• **The records**:
---------------

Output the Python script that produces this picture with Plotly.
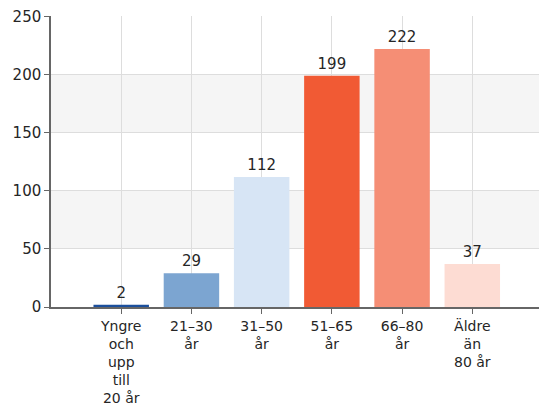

---------------

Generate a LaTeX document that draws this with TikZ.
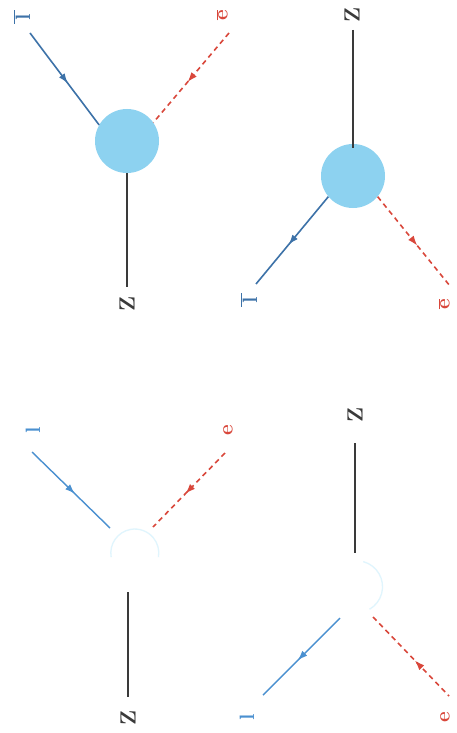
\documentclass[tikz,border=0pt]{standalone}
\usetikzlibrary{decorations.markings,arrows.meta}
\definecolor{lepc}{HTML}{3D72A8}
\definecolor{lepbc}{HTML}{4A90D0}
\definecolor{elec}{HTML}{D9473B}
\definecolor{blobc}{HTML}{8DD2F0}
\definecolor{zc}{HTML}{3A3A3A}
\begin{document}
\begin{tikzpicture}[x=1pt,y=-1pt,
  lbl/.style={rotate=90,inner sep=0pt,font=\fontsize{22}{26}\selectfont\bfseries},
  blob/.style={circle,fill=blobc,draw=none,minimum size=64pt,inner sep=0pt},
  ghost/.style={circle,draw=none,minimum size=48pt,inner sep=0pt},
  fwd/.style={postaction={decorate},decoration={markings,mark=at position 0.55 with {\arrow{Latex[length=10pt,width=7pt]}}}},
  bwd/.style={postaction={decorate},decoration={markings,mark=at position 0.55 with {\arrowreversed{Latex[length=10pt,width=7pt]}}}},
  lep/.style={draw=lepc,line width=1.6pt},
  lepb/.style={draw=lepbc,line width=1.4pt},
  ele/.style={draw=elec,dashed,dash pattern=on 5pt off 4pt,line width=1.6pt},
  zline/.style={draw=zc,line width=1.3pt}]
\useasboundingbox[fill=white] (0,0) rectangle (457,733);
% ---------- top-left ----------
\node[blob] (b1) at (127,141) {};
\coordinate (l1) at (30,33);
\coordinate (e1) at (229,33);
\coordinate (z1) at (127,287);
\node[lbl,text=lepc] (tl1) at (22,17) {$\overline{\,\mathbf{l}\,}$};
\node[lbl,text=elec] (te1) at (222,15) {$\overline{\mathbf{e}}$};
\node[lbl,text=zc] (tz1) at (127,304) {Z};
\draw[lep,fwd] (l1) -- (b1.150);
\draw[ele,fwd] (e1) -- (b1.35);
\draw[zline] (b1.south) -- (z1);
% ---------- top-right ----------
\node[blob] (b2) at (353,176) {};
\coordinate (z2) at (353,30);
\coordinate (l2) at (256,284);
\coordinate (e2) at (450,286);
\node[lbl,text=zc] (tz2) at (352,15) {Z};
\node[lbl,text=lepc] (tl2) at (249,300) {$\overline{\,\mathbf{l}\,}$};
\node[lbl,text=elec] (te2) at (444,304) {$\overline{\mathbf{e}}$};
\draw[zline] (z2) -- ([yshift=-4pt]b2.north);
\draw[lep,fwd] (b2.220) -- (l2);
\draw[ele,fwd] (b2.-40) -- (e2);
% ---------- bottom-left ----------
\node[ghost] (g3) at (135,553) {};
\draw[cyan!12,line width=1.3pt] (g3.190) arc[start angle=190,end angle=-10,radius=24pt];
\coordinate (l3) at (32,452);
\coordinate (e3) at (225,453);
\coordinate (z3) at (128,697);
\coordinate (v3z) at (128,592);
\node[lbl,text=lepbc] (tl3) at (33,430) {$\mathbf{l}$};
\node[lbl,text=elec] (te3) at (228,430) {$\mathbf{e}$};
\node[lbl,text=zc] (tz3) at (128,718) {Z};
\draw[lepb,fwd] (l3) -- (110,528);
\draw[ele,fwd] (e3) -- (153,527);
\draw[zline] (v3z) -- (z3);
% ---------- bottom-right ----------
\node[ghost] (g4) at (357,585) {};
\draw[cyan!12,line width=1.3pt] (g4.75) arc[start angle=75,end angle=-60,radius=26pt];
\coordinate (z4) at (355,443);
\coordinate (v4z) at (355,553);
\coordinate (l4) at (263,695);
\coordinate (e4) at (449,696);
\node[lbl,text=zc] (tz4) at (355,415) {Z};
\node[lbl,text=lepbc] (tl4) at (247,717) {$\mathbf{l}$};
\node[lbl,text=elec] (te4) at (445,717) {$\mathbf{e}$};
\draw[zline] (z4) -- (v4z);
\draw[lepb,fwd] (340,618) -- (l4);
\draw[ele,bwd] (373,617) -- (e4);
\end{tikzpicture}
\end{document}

---------------

• **Task to carry out**:
Return every line holding the word "that" from the records.

• **Exercise answer**:
Output the Python script that produces this picture with Plotly.
Generate a LaTeX document that draws this with TikZ.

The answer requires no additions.